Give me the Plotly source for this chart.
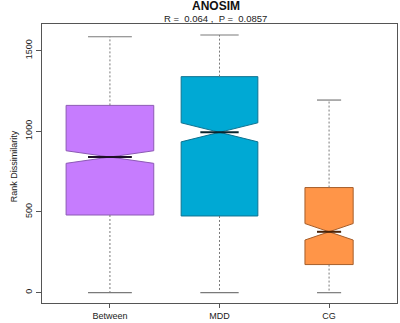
import plotly.graph_objects as go

groups = ["Between", "MDD", "CG"]
q1 = [481, 475, 174]
median = [840, 993, 377]
q3 = [1160, 1338, 651]
lower = [0, 0, 0]
upper = [1585, 1596, 1193]
notch = [39, 59, 51]
yticks = [0, 500, 1000, 1500]

# styles
positions = [1, 2, 3]
box_widths = [0.8, 0.70, 0.44]
fills = ["#C67CFE", "#00A9D4", "#FF9548"]
edges = ["#8C5AB4", "#0E7391", "#A65E2B"]
medcols = ["#1E1028", "#08252E", "#4A2206"]
grey = "#7A7A7A"

fig = go.Figure()
for i, g in enumerate(groups):
    x = positions[i]
    w = box_widths[i]
    fig.add_trace(go.Box(
        x=[x], q1=[q1[i]], median=[median[i]], q3=[q3[i]],
        lowerfence=[q1[i]], upperfence=[q3[i]],
        notched=True, notchspan=[notch[i]], notchwidth=0.5,
        width=w, whiskerwidth=0,
        fillcolor=fills[i], line=dict(color=edges[i], width=1),
        boxpoints=False, showlegend=False, name=g, hoverinfo="skip"))
    # whiskers (dashed)
    fig.add_trace(go.Scatter(
        x=[x, x, None, x, x], y=[q3[i], upper[i], None, q1[i], lower[i]],
        mode="lines", line=dict(color=grey, width=1, dash="2px,2px"),
        showlegend=False, hoverinfo="skip"))
    # caps
    fig.add_trace(go.Scatter(
        x=[x - w / 4, x + w / 4, None, x - w / 4, x + w / 4],
        y=[upper[i], upper[i], None, lower[i], lower[i]],
        mode="lines", line=dict(color=grey, width=1.2),
        showlegend=False, hoverinfo="skip"))
    # median
    fig.add_trace(go.Scatter(
        x=[x - w / 4, x + w / 4], y=[median[i], median[i]],
        mode="lines", line=dict(color=medcols[i], width=2),
        showlegend=False, hoverinfo="skip"))

font = "Liberation Sans, Arial, Helvetica, sans-serif"
fig.update_layout(
    width=400, height=323,
    margin=dict(l=42, r=3, t=24, b=20),
    paper_bgcolor="white", plot_bgcolor="white",
    font=dict(family=font, size=9, color="#222222"),
    xaxis=dict(range=[0.38, 3.62], tickvals=positions, ticktext=groups,
               showgrid=False, zeroline=False, showline=True, mirror=True,
               linecolor="#555555", linewidth=1,
               ticks="outside", ticklen=4, tickcolor="#555555",
               tickfont=dict(size=9, color="#222222")),
    yaxis=dict(range=[-64, 1664], tickvals=yticks,
               showgrid=False, zeroline=False, showline=True, mirror=True,
               linecolor="#555555", linewidth=1,
               ticks="outside", ticklen=5, tickcolor="#555555",
               tickangle=-90, tickfont=dict(size=9, color="#222222")),
    annotations=[
        dict(text="<b>ANOSIM</b>", xref="paper", yref="paper", x=0.49, y=1.066,
             xanchor="center", yanchor="middle", showarrow=False,
             font=dict(size=12, color="#111111")),
        dict(text="R =  0.064 ,  P =  0.0857", xref="paper", yref="paper",
             x=0.49, y=1.019, xanchor="center", yanchor="middle", showarrow=False,
             font=dict(size=9.5, color="#222222")),
        dict(text="Rank Dissimilarity", xref="paper", yref="paper",
             x=-0.079, y=0.49, xanchor="center", yanchor="middle",
             textangle=-90, showarrow=False, font=dict(size=9, color="#222222")),
    ],
)
fig.write_html("out.html", config={"displayModeBar": False},
               post_script="document.body.style.margin='0';document.body.style.padding='0';")
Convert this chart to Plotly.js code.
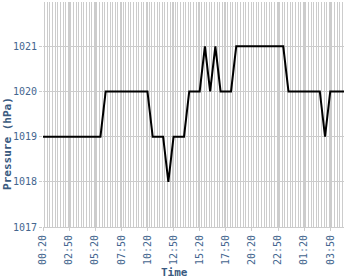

-- -- --

> [What is asked]: Apart from the pictures, the entries above are to be repeated in full and exactly.

> [Finished exercise]:
Give me the Plotly source for this chart.
import plotly.graph_objects as go

groups = ["Between", "MDD", "CG"]
q1 = [481, 475, 174]
median = [840, 993, 377]
q3 = [1160, 1338, 651]
lower = [0, 0, 0]
upper = [1585, 1596, 1193]
notch = [39, 59, 51]
yticks = [0, 500, 1000, 1500]

# styles
positions = [1, 2, 3]
box_widths = [0.8, 0.70, 0.44]
fills = ["#C67CFE", "#00A9D4", "#FF9548"]
edges = ["#8C5AB4", "#0E7391", "#A65E2B"]
medcols = ["#1E1028", "#08252E", "#4A2206"]
grey = "#7A7A7A"

fig = go.Figure()
for i, g in enumerate(groups):
    x = positions[i]
    w = box_widths[i]
    fig.add_trace(go.Box(
        x=[x], q1=[q1[i]], median=[median[i]], q3=[q3[i]],
        lowerfence=[q1[i]], upperfence=[q3[i]],
        notched=True, notchspan=[notch[i]], notchwidth=0.5,
        width=w, whiskerwidth=0,
        fillcolor=fills[i], line=dict(color=edges[i], width=1),
        boxpoints=False, showlegend=False, name=g, hoverinfo="skip"))
    # whiskers (dashed)
    fig.add_trace(go.Scatter(
        x=[x, x, None, x, x], y=[q3[i], upper[i], None, q1[i], lower[i]],
        mode="lines", line=dict(color=grey, width=1, dash="2px,2px"),
        showlegend=False, hoverinfo="skip"))
    # caps
    fig.add_trace(go.Scatter(
        x=[x - w / 4, x + w / 4, None, x - w / 4, x + w / 4],
        y=[upper[i], upper[i], None, lower[i], lower[i]],
        mode="lines", line=dict(color=grey, width=1.2),
        showlegend=False, hoverinfo="skip"))
    # median
    fig.add_trace(go.Scatter(
        x=[x - w / 4, x + w / 4], y=[median[i], median[i]],
        mode="lines", line=dict(color=medcols[i], width=2),
        showlegend=False, hoverinfo="skip"))

font = "Liberation Sans, Arial, Helvetica, sans-serif"
fig.update_layout(
    width=400, height=323,
    margin=dict(l=42, r=3, t=24, b=20),
    paper_bgcolor="white", plot_bgcolor="white",
    font=dict(family=font, size=9, color="#222222"),
    xaxis=dict(range=[0.38, 3.62], tickvals=positions, ticktext=groups,
               showgrid=False, zeroline=False, showline=True, mirror=True,
               linecolor="#555555", linewidth=1,
               ticks="outside", ticklen=4, tickcolor="#555555",
               tickfont=dict(size=9, color="#222222")),
    yaxis=dict(range=[-64, 1664], tickvals=yticks,
               showgrid=False, zeroline=False, showline=True, mirror=True,
               linecolor="#555555", linewidth=1,
               ticks="outside", ticklen=5, tickcolor="#555555",
               tickangle=-90, tickfont=dict(size=9, color="#222222")),
    annotations=[
        dict(text="<b>ANOSIM</b>", xref="paper", yref="paper", x=0.49, y=1.066,
             xanchor="center", yanchor="middle", showarrow=False,
             font=dict(size=12, color="#111111")),
        dict(text="R =  0.064 ,  P =  0.0857", xref="paper", yref="paper",
             x=0.49, y=1.019, xanchor="center", yanchor="middle", showarrow=False,
             font=dict(size=9.5, color="#222222")),
        dict(text="Rank Dissimilarity", xref="paper", yref="paper",
             x=-0.079, y=0.49, xanchor="center", yanchor="middle",
             textangle=-90, showarrow=False, font=dict(size=9, color="#222222")),
    ],
)
fig.write_html("out.html", config={"displayModeBar": False},
               post_script="document.body.style.margin='0';document.body.style.padding='0';")
Convert this chart to Plotly.js code.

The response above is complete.